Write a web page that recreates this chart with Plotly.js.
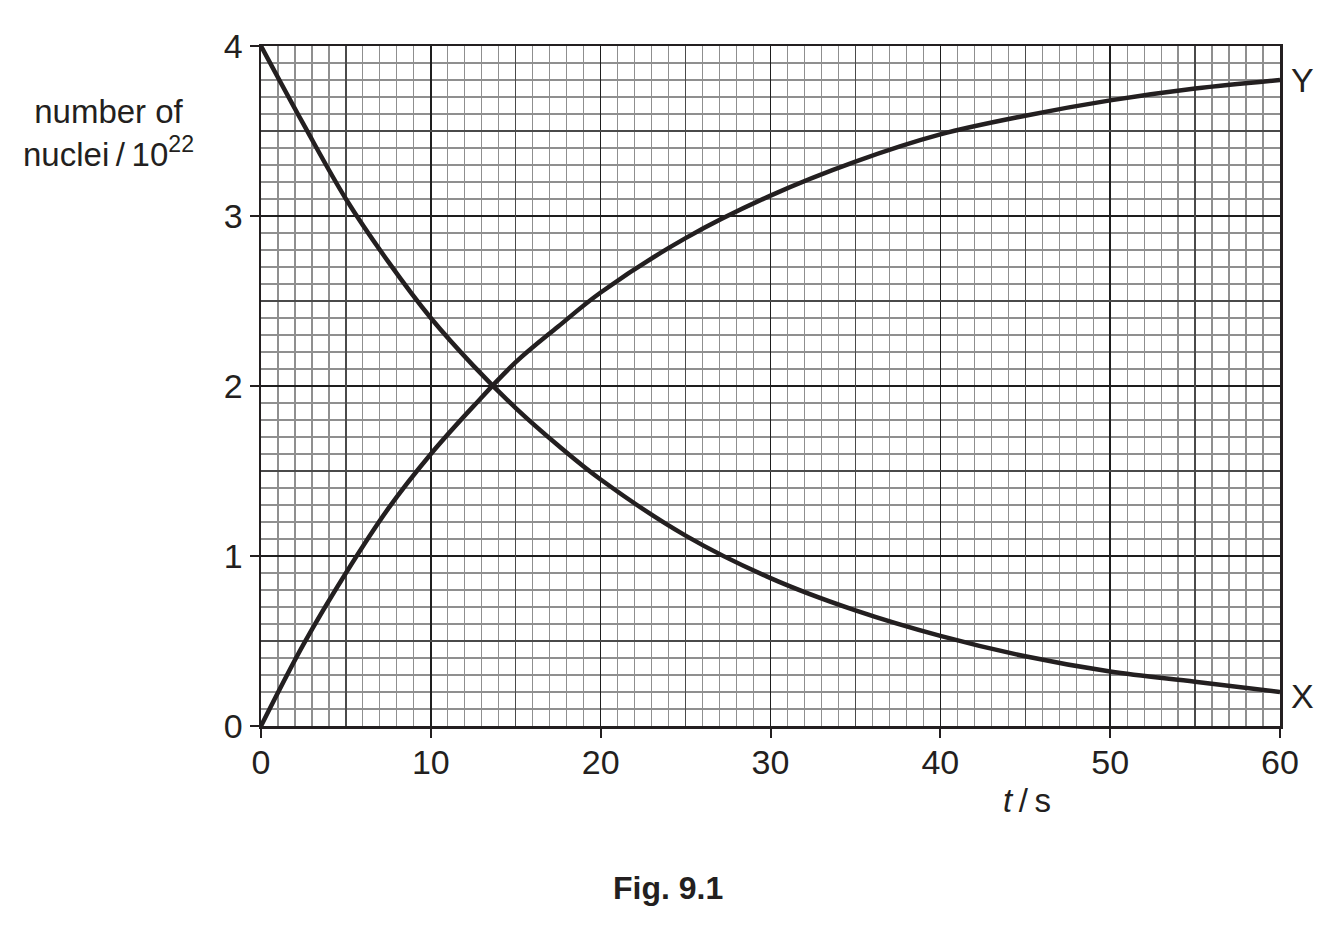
<!DOCTYPE html>
<html>
<head>
<meta charset="utf-8">
<script src="https://cdn.plot.ly/plotly-3.0.1.min.js"></script>
<style>
  html, body { margin: 0; padding: 0; background: #ffffff; }
  #plot { width: 1338px; height: 938px; }
</style>
</head>
<body>
<div id="plot"></div>
<script>
// values (time in s, nuclei in units of 10^22)
const timeS = [0, 2.5, 5, 7.5, 10, 12.5, 15, 17.5, 20, 25, 30, 35, 40, 45, 50, 55, 60];
const nucleiX = [4.0, 3.54, 3.10, 2.73, 2.40, 2.12, 1.87, 1.65, 1.45, 1.12, 0.87, 0.68, 0.53, 0.41, 0.32, 0.26, 0.20];
const nucleiY = [0, 0.48, 0.90, 1.28, 1.60, 1.88, 2.14, 2.35, 2.55, 2.87, 3.12, 3.32, 3.48, 3.59, 3.68, 3.75, 3.80];
const xTicks = [0, 10, 20, 30, 40, 50, 60];
const yTicks = [0, 1, 2, 3, 4];
const xHalfTicks = [5, 15, 25, 35, 45, 55];
const yHalfTicks = [0.5, 1.5, 2.5, 3.5];

const ink = '#231f20';
const fontFamily = 'Liberation Sans, Arial, sans-serif';
const thin = '\u2009';

const curveStyle = { color: ink, width: 4.5, shape: 'spline', smoothing: 1 };

const traceX = {
    x: timeS,
    y: nucleiX,
    mode: 'lines',
    line: curveStyle,
    hoverinfo: 'skip'
};

const traceY = {
    x: timeS,
    y: nucleiY,
    mode: 'lines',
    line: curveStyle,
    hoverinfo: 'skip'
};

// empty trace so the overlay axes (the 5 s / 0.5 grid) get drawn
const gridHolder = {
    x: [],
    y: [],
    xaxis: 'x2',
    yaxis: 'y2',
    hoverinfo: 'skip'
};

const last = timeS.length - 1;

const layout = {
    width: 1338,
    height: 938,
    margin: { l: 261, r: 58, t: 46, b: 212 },
    paper_bgcolor: '#ffffff',
    plot_bgcolor: '#ffffff',
    showlegend: false,
    font: { family: fontFamily, color: ink, size: 34 },
    xaxis: {
        range: [0, 60],
        tickmode: 'array',
        tickvals: xTicks,
        ticks: 'outside',
        ticklen: 9,
        tickwidth: 2,
        tickcolor: ink,
        tickfont: { size: 34, color: ink },
        ticklabelstandoff: -4,
        showline: true,
        mirror: true,
        linecolor: ink,
        linewidth: 2.5,
        showgrid: true,
        gridcolor: '#1e1e1e',
        gridwidth: 1.6,
        zeroline: false,
        fixedrange: true,
        minor: { dtick: 1, showgrid: true, gridcolor: '#8f8f8f', gridwidth: 1.2, ticks: '' }
    },
    yaxis: {
        range: [0, 4],
        tickmode: 'array',
        tickvals: yTicks,
        ticks: 'outside',
        ticklen: 9,
        tickwidth: 2,
        tickcolor: ink,
        tickfont: { size: 34, color: ink },
        showline: true,
        mirror: true,
        linecolor: ink,
        linewidth: 2.5,
        showgrid: true,
        gridcolor: '#1e1e1e',
        gridwidth: 1.6,
        zeroline: false,
        fixedrange: true,
        minor: { dtick: 0.1, showgrid: true, gridcolor: '#8f8f8f', gridwidth: 1.2, ticks: '' }
    },
    xaxis2: {
        overlaying: 'x',
        anchor: 'y2',
        range: [0, 60],
        tickmode: 'array',
        tickvals: xHalfTicks,
        showticklabels: false,
        ticks: '',
        showgrid: true,
        gridcolor: '#4a4a4a',
        gridwidth: 1.4,
        zeroline: false,
        showline: false,
        fixedrange: true
    },
    yaxis2: {
        overlaying: 'y',
        anchor: 'x2',
        range: [0, 4],
        tickmode: 'array',
        tickvals: yHalfTicks,
        showticklabels: false,
        ticks: '',
        showgrid: true,
        gridcolor: '#4a4a4a',
        gridwidth: 1.4,
        zeroline: false,
        showline: false,
        fixedrange: true
    },
    annotations: [
        {
            text: 'number of<br>nuclei' + thin + '/' + thin + '10<sup>22</sup>',
            xref: 'paper', yref: 'paper',
            x: -0.150, y: 0.872,
            xanchor: 'center', yanchor: 'middle',
            align: 'center',
            showarrow: false,
            font: { size: 33, color: ink }
        },
        {
            text: '<i>t</i>' + thin + '/' + thin + 's',
            xref: 'paper', yref: 'paper',
            x: 0.752, y: -0.109,
            xanchor: 'center', yanchor: 'middle',
            showarrow: false,
            font: { size: 33, color: ink }
        },
        {
            text: 'Y',
            x: timeS[last], y: nucleiY[last],
            xanchor: 'left', yanchor: 'middle',
            xshift: 9,
            showarrow: false,
            font: { size: 34, color: ink }
        },
        {
            text: 'X',
            x: timeS[last], y: nucleiX[last],
            xanchor: 'left', yanchor: 'middle',
            xshift: 9,
            yshift: -4,
            showarrow: false,
            font: { size: 34, color: ink }
        },
        {
            text: '<b>Fig. 9.1</b>',
            xref: 'paper', yref: 'paper',
            x: 0.399, y: -0.238,
            xanchor: 'center', yanchor: 'middle',
            showarrow: false,
            font: { size: 32, color: ink }
        }
    ]
};

const config = { displayModeBar: false, staticPlot: true };

Plotly.newPlot('plot', [gridHolder, traceX, traceY], layout, config);
</script>
</body>
</html>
========================================================================
What the task asks: Make an exact copy of the data, leaving its pictures out.

Final answer:
Write a web page that recreates this chart with Plotly.js.
<!DOCTYPE html>
<html>
<head>
<meta charset="utf-8">
<script src="https://cdn.plot.ly/plotly-3.0.1.min.js"></script>
<style>
  html, body { margin: 0; padding: 0; background: #ffffff; }
  #plot { width: 1338px; height: 938px; }
</style>
</head>
<body>
<div id="plot"></div>
<script>
// values (time in s, nuclei in units of 10^22)
const timeS = [0, 2.5, 5, 7.5, 10, 12.5, 15, 17.5, 20, 25, 30, 35, 40, 45, 50, 55, 60];
const nucleiX = [4.0, 3.54, 3.10, 2.73, 2.40, 2.12, 1.87, 1.65, 1.45, 1.12, 0.87, 0.68, 0.53, 0.41, 0.32, 0.26, 0.20];
const nucleiY = [0, 0.48, 0.90, 1.28, 1.60, 1.88, 2.14, 2.35, 2.55, 2.87, 3.12, 3.32, 3.48, 3.59, 3.68, 3.75, 3.80];
const xTicks = [0, 10, 20, 30, 40, 50, 60];
const yTicks = [0, 1, 2, 3, 4];
const xHalfTicks = [5, 15, 25, 35, 45, 55];
const yHalfTicks = [0.5, 1.5, 2.5, 3.5];

const ink = '#231f20';
const fontFamily = 'Liberation Sans, Arial, sans-serif';
const thin = '\u2009';

const curveStyle = { color: ink, width: 4.5, shape: 'spline', smoothing: 1 };

const traceX = {
    x: timeS,
    y: nucleiX,
    mode: 'lines',
    line: curveStyle,
    hoverinfo: 'skip'
};

const traceY = {
    x: timeS,
    y: nucleiY,
    mode: 'lines',
    line: curveStyle,
    hoverinfo: 'skip'
};

// empty trace so the overlay axes (the 5 s / 0.5 grid) get drawn
const gridHolder = {
    x: [],
    y: [],
    xaxis: 'x2',
    yaxis: 'y2',
    hoverinfo: 'skip'
};

const last = timeS.length - 1;

const layout = {
    width: 1338,
    height: 938,
    margin: { l: 261, r: 58, t: 46, b: 212 },
    paper_bgcolor: '#ffffff',
    plot_bgcolor: '#ffffff',
    showlegend: false,
    font: { family: fontFamily, color: ink, size: 34 },
    xaxis: {
        range: [0, 60],
        tickmode: 'array',
        tickvals: xTicks,
        ticks: 'outside',
        ticklen: 9,
        tickwidth: 2,
        tickcolor: ink,
        tickfont: { size: 34, color: ink },
        ticklabelstandoff: -4,
        showline: true,
        mirror: true,
        linecolor: ink,
        linewidth: 2.5,
        showgrid: true,
        gridcolor: '#1e1e1e',
        gridwidth: 1.6,
        zeroline: false,
        fixedrange: true,
        minor: { dtick: 1, showgrid: true, gridcolor: '#8f8f8f', gridwidth: 1.2, ticks: '' }
    },
    yaxis: {
        range: [0, 4],
        tickmode: 'array',
        tickvals: yTicks,
        ticks: 'outside',
        ticklen: 9,
        tickwidth: 2,
        tickcolor: ink,
        tickfont: { size: 34, color: ink },
        showline: true,
        mirror: true,
        linecolor: ink,
        linewidth: 2.5,
        showgrid: true,
        gridcolor: '#1e1e1e',
        gridwidth: 1.6,
        zeroline: false,
        fixedrange: true,
        minor: { dtick: 0.1, showgrid: true, gridcolor: '#8f8f8f', gridwidth: 1.2, ticks: '' }
    },
    xaxis2: {
        overlaying: 'x',
        anchor: 'y2',
        range: [0, 60],
        tickmode: 'array',
        tickvals: xHalfTicks,
        showticklabels: false,
        ticks: '',
        showgrid: true,
        gridcolor: '#4a4a4a',
        gridwidth: 1.4,
        zeroline: false,
        showline: false,
        fixedrange: true
    },
    yaxis2: {
        overlaying: 'y',
        anchor: 'x2',
        range: [0, 4],
        tickmode: 'array',
        tickvals: yHalfTicks,
        showticklabels: false,
        ticks: '',
        showgrid: true,
        gridcolor: '#4a4a4a',
        gridwidth: 1.4,
        zeroline: false,
        showline: false,
        fixedrange: true
    },
    annotations: [
        {
            text: 'number of<br>nuclei' + thin + '/' + thin + '10<sup>22</sup>',
            xref: 'paper', yref: 'paper',
            x: -0.150, y: 0.872,
            xanchor: 'center', yanchor: 'middle',
            align: 'center',
            showarrow: false,
            font: { size: 33, color: ink }
        },
        {
            text: '<i>t</i>' + thin + '/' + thin + 's',
            xref: 'paper', yref: 'paper',
            x: 0.752, y: -0.109,
            xanchor: 'center', yanchor: 'middle',
            showarrow: false,
            font: { size: 33, color: ink }
        },
        {
            text: 'Y',
            x: timeS[last], y: nucleiY[last],
            xanchor: 'left', yanchor: 'middle',
            xshift: 9,
            showarrow: false,
            font: { size: 34, color: ink }
        },
        {
            text: 'X',
            x: timeS[last], y: nucleiX[last],
            xanchor: 'left', yanchor: 'middle',
            xshift: 9,
            yshift: -4,
            showarrow: false,
            font: { size: 34, color: ink }
        },
        {
            text: '<b>Fig. 9.1</b>',
            xref: 'paper', yref: 'paper',
            x: 0.399, y: -0.238,
            xanchor: 'center', yanchor: 'middle',
            showarrow: false,
            font: { size: 32, color: ink }
        }
    ]
};

const config = { displayModeBar: false, staticPlot: true };

Plotly.newPlot('plot', [gridHolder, traceX, traceY], layout, config);
</script>
</body>
</html>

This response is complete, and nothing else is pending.